Именно творческий эрос, а не «чистая» любовь, есть одна из главных преград дробящегося миропорядка, который усиленно стремится к тому, чтобы сузить и расчеловечить человека. Эрос стихийно и вечно поддерживает в человеке его тягу к полноте жизни, ощущение цельности и естественности.

Эрос — это нечто большее, чем природа, нечто большее, чем простое поддержание рода и его духовного достояния.  «Эротическое стремление к чувственно-прекрасному, — писал Б.П.Вышеславцев, — превращается в стремление к красоте, к воплощению прекрасного, превращается в божественный Эрос, и то, что он рождает, уже не есть порождение природы; здесь начинается иное царство, не царство природы. Сознательное стремление (Эрос) устремлено к иному миру. Сознание не есть только украшение колонны природы, а есть основание для возведения нового здания, покоящегося на сводах природы».[195] Это здание — свобода.
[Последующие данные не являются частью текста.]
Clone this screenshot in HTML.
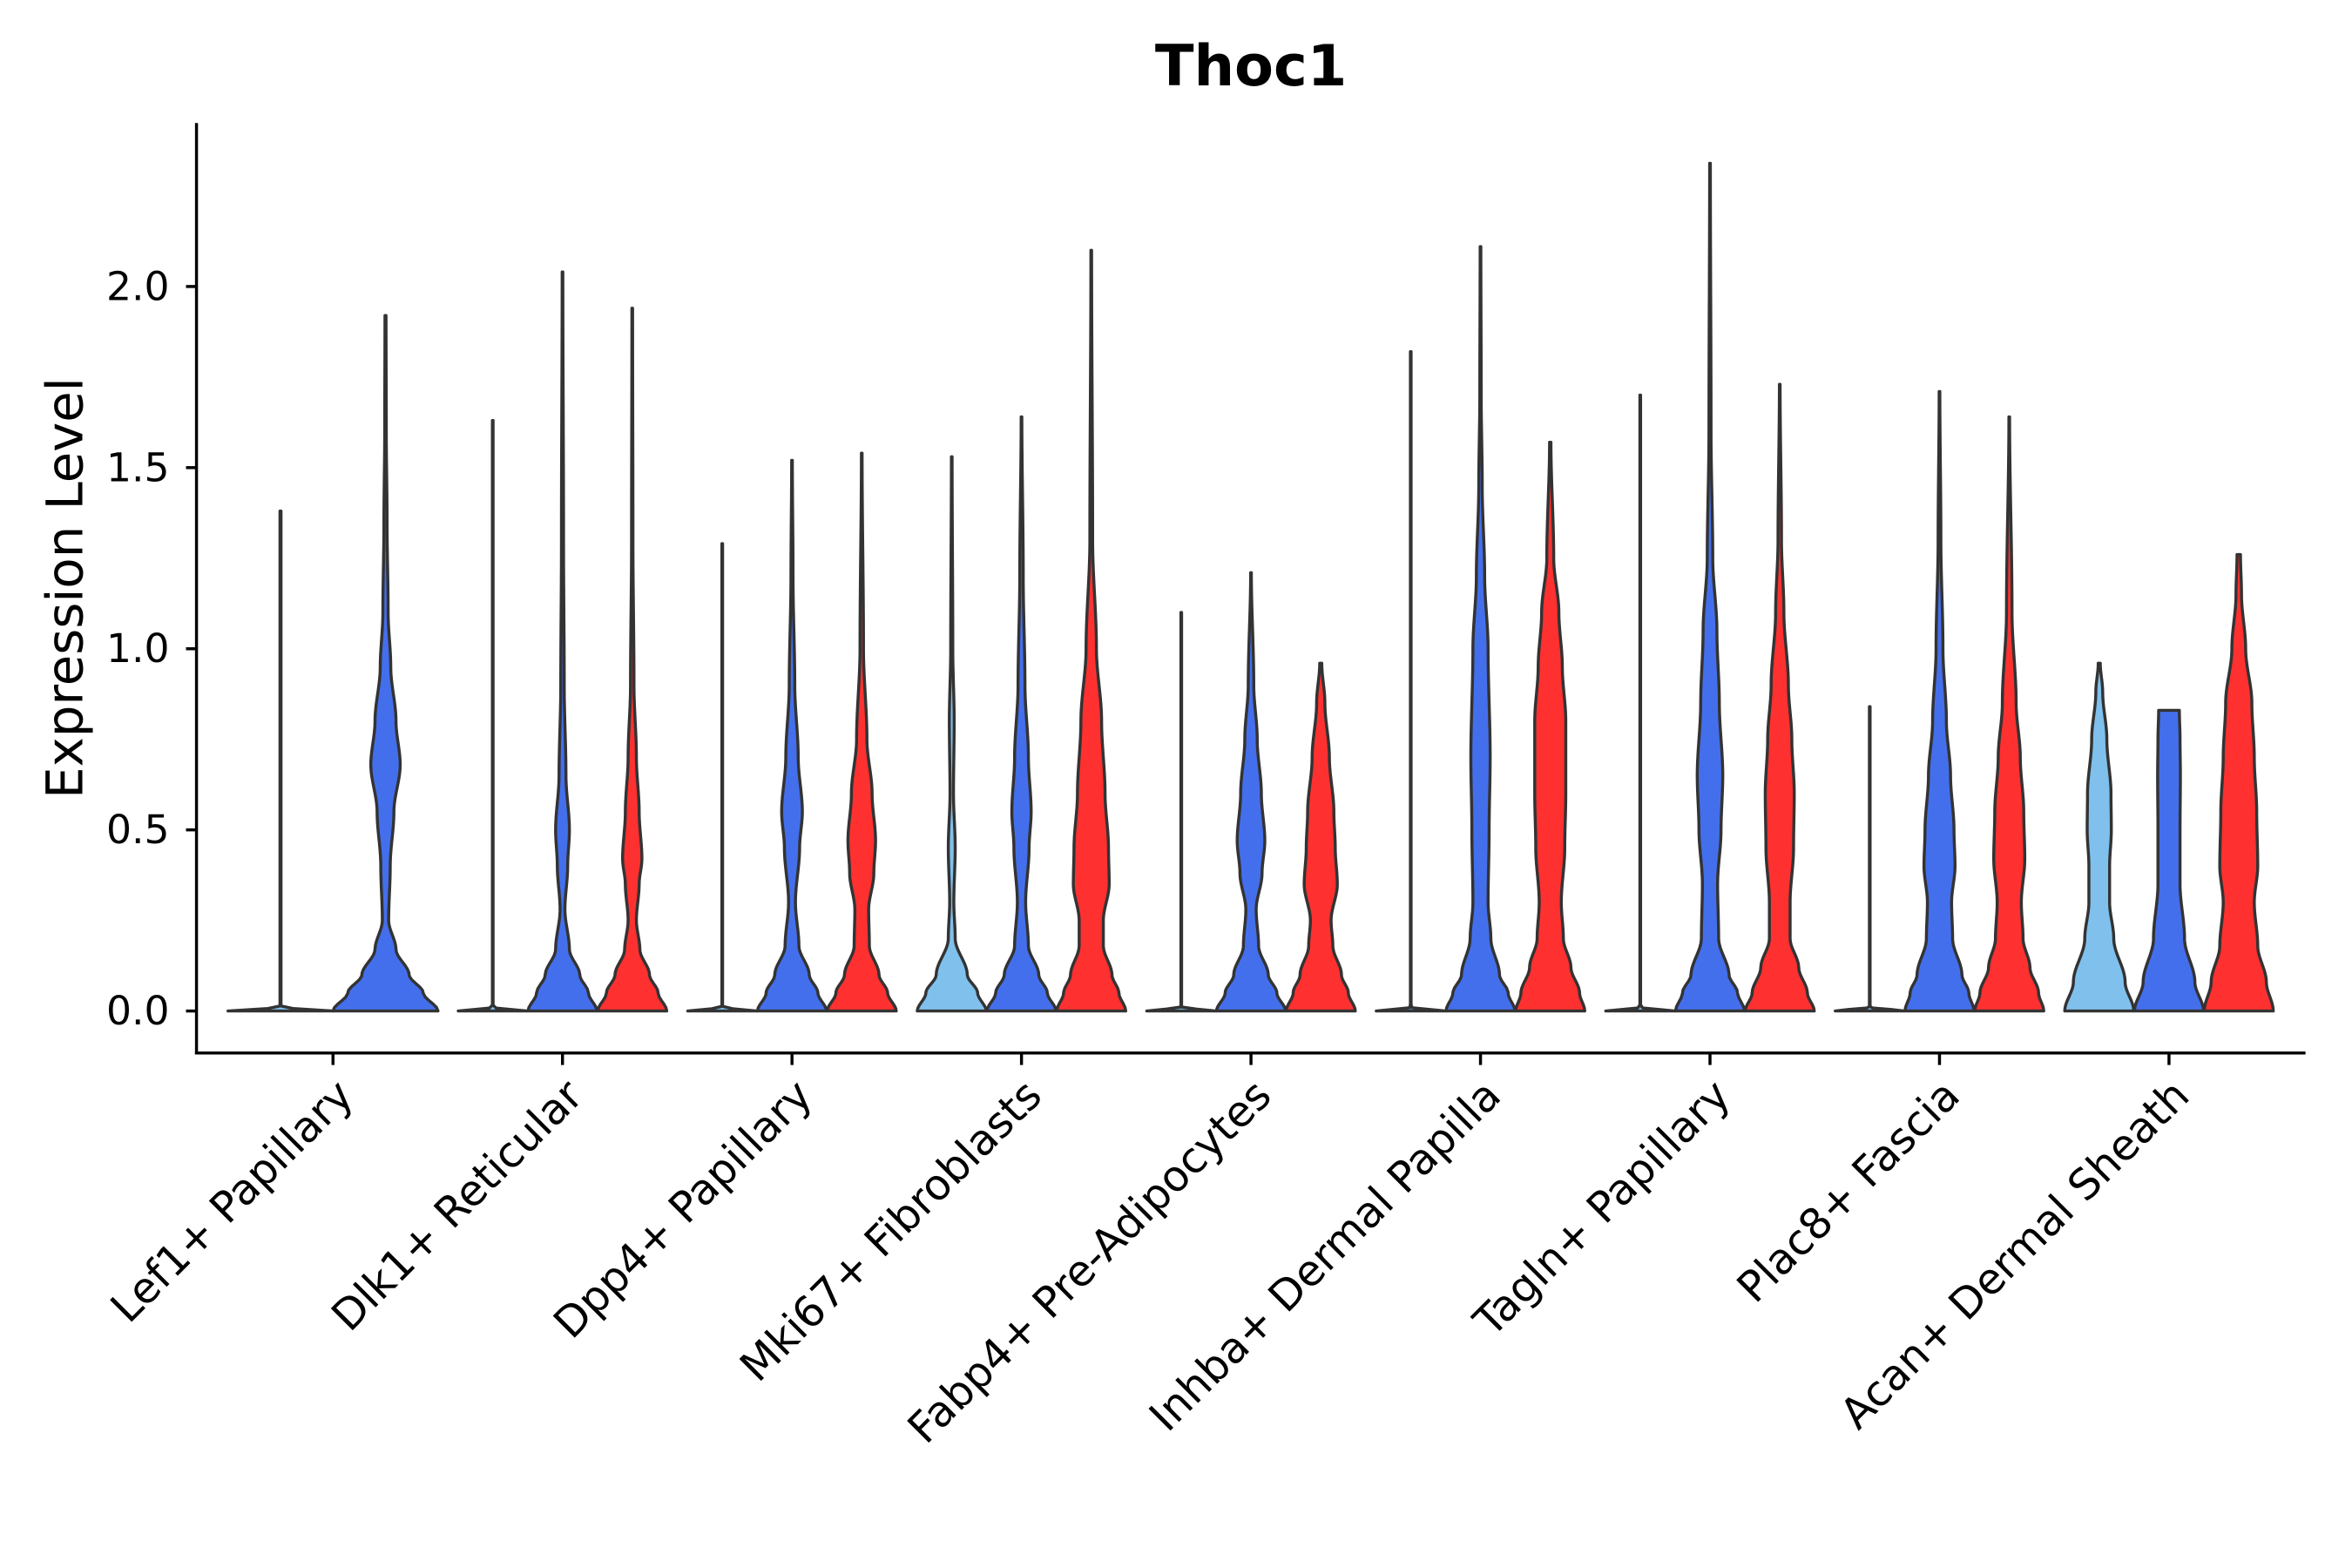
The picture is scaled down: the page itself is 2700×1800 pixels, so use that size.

В часы любви, пронизанной эросом, время как бы исчезает, его не ощущаешь.  «И вместе с тем, — замечает Рюриков Ю.Б., — каждая секунда насыщена такими безднами переживаний, что время как бы останавливается и от одного удара пульса до другого проходит вечность».[196] Напротив, время тянется бесконечно долго, когда любить нельзя. Джульетта при своем последнем свидании с Ромео говорит: «Смотри же, шли мне вести каждый час. В одной минуте — много, много дней».[197] Бесконечная любовь и возникает тогда, когда любить уже невозможно. И в этом случае она как первая потенция, или чистое стремление, оказывается всецело побежденной второй потенцией или смертью. Напротив, истинная, или эросная любовь «не есть слабое подражание и предварение смерти, а торжество над смертью…»[198] Она есть свободно парящее между жизнью и смертью, как нечто на деле жестокое и суровое и в то же время, как «Сон, слишком для действительности сладкий!»[199]

 

*        *        *

         Итак, разрешение второй, указанной нами антиномии, коренится в осознании того, что объединяет временное и вечное, а именно — мгновения. Тот не любит, кто не влюбляется сразу. Мгновение любви едино во всех частях времени. Миг любви является всем ее временем. «Потому что, — как говорит Тансилло у Дж.Бруно, — если бы не было мгновения, не было бы времени; поэтому время в своей сущности и в своей субстанции есть ни что иное, как мгновение».[200] Однако мгновение «не означает точку во времени».[201]

 

§ 3. ТРЕТЬЯ АНТИНОМИЯ

 

Выше мы показали, что даже в так называемой «чистой» любви никогда до конца не снимается момент чуждости «ты», все время остается неопределенным некий остаток невысказанного и молчаливо самому себе открывающегося одиночества. Внутреннее одиночество субъекта — это его своеобразие, его субъективность, от которой невозможно избавиться никаким трансцендированием. Да и вообще, тот факт, что я существую, — «нечто совершенно непереходное, безынтенциональное».[202] Человеческие существа в состоянии практически обменяться всем, кроме того, что характеризует субстанцию их существования. К данной субстанции, на мой взгляд, можно отнести такие внутренние и духовные качества, как честь  [достоинство] и совесть.